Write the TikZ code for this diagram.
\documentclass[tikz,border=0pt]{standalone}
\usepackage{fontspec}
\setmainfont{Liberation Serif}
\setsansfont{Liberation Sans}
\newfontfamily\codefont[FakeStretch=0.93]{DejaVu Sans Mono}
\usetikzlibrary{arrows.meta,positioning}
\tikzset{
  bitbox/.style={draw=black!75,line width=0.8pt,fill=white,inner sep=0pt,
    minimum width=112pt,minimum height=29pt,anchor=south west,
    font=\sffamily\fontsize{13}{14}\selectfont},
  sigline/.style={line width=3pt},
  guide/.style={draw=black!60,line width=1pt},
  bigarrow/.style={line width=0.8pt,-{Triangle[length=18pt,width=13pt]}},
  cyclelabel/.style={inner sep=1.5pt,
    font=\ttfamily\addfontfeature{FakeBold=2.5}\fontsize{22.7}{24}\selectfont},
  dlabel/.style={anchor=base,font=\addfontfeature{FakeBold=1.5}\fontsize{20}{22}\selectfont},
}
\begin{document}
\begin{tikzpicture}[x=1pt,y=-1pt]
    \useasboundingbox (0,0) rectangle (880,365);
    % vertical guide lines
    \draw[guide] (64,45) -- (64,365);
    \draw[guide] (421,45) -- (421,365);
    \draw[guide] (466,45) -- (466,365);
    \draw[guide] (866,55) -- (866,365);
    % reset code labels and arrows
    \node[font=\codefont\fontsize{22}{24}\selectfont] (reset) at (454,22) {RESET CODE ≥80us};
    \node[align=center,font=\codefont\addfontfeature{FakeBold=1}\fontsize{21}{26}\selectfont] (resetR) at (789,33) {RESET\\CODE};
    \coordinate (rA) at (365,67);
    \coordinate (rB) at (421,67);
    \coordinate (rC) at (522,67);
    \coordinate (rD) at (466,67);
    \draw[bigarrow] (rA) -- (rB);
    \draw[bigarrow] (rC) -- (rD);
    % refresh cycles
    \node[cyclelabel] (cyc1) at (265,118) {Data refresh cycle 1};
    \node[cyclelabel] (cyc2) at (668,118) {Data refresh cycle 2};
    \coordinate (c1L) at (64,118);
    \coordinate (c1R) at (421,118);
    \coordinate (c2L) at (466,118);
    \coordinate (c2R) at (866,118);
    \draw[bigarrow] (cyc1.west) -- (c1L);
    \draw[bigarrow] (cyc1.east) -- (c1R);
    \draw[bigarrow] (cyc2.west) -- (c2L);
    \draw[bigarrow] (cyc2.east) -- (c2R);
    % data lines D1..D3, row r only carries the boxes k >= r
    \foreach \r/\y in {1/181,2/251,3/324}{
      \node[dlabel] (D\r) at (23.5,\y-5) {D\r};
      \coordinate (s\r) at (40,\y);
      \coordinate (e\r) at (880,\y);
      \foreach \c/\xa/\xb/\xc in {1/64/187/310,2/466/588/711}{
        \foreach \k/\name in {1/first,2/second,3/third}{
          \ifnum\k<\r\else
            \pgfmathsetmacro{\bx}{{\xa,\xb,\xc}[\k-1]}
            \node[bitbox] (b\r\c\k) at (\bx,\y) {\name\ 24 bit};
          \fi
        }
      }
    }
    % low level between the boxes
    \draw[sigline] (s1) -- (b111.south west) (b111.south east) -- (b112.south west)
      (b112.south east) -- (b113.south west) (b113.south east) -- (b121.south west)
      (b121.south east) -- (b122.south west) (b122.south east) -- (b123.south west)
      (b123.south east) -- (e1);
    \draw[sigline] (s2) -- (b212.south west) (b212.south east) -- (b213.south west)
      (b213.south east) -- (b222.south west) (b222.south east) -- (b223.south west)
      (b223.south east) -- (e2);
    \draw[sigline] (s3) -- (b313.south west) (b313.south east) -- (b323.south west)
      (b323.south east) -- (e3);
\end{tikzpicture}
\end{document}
++++++++
Print the listing above in its entirety, with every line exact.

Write the TikZ code for this diagram.
\documentclass[tikz,border=0pt]{standalone}
\usepackage{fontspec}
\setmainfont{Liberation Serif}
\setsansfont{Liberation Sans}
\newfontfamily\codefont[FakeStretch=0.93]{DejaVu Sans Mono}
\usetikzlibrary{arrows.meta,positioning}
\tikzset{
  bitbox/.style={draw=black!75,line width=0.8pt,fill=white,inner sep=0pt,
    minimum width=112pt,minimum height=29pt,anchor=south west,
    font=\sffamily\fontsize{13}{14}\selectfont},
  sigline/.style={line width=3pt},
  guide/.style={draw=black!60,line width=1pt},
  bigarrow/.style={line width=0.8pt,-{Triangle[length=18pt,width=13pt]}},
  cyclelabel/.style={inner sep=1.5pt,
    font=\ttfamily\addfontfeature{FakeBold=2.5}\fontsize{22.7}{24}\selectfont},
  dlabel/.style={anchor=base,font=\addfontfeature{FakeBold=1.5}\fontsize{20}{22}\selectfont},
}
\begin{document}
\begin{tikzpicture}[x=1pt,y=-1pt]
    \useasboundingbox (0,0) rectangle (880,365);
    % vertical guide lines
    \draw[guide] (64,45) -- (64,365);
    \draw[guide] (421,45) -- (421,365);
    \draw[guide] (466,45) -- (466,365);
    \draw[guide] (866,55) -- (866,365);
    % reset code labels and arrows
    \node[font=\codefont\fontsize{22}{24}\selectfont] (reset) at (454,22) {RESET CODE ≥80us};
    \node[align=center,font=\codefont\addfontfeature{FakeBold=1}\fontsize{21}{26}\selectfont] (resetR) at (789,33) {RESET\\CODE};
    \coordinate (rA) at (365,67);
    \coordinate (rB) at (421,67);
    \coordinate (rC) at (522,67);
    \coordinate (rD) at (466,67);
    \draw[bigarrow] (rA) -- (rB);
    \draw[bigarrow] (rC) -- (rD);
    % refresh cycles
    \node[cyclelabel] (cyc1) at (265,118) {Data refresh cycle 1};
    \node[cyclelabel] (cyc2) at (668,118) {Data refresh cycle 2};
    \coordinate (c1L) at (64,118);
    \coordinate (c1R) at (421,118);
    \coordinate (c2L) at (466,118);
    \coordinate (c2R) at (866,118);
    \draw[bigarrow] (cyc1.west) -- (c1L);
    \draw[bigarrow] (cyc1.east) -- (c1R);
    \draw[bigarrow] (cyc2.west) -- (c2L);
    \draw[bigarrow] (cyc2.east) -- (c2R);
    % data lines D1..D3, row r only carries the boxes k >= r
    \foreach \r/\y in {1/181,2/251,3/324}{
      \node[dlabel] (D\r) at (23.5,\y-5) {D\r};
      \coordinate (s\r) at (40,\y);
      \coordinate (e\r) at (880,\y);
      \foreach \c/\xa/\xb/\xc in {1/64/187/310,2/466/588/711}{
        \foreach \k/\name in {1/first,2/second,3/third}{
          \ifnum\k<\r\else
            \pgfmathsetmacro{\bx}{{\xa,\xb,\xc}[\k-1]}
            \node[bitbox] (b\r\c\k) at (\bx,\y) {\name\ 24 bit};
          \fi
        }
      }
    }
    % low level between the boxes
    \draw[sigline] (s1) -- (b111.south west) (b111.south east) -- (b112.south west)
      (b112.south east) -- (b113.south west) (b113.south east) -- (b121.south west)
      (b121.south east) -- (b122.south west) (b122.south east) -- (b123.south west)
      (b123.south east) -- (e1);
    \draw[sigline] (s2) -- (b212.south west) (b212.south east) -- (b213.south west)
      (b213.south east) -- (b222.south west) (b222.south east) -- (b223.south west)
      (b223.south east) -- (e2);
    \draw[sigline] (s3) -- (b313.south west) (b313.south east) -- (b323.south west)
      (b323.south east) -- (e3);
\end{tikzpicture}
\end{document}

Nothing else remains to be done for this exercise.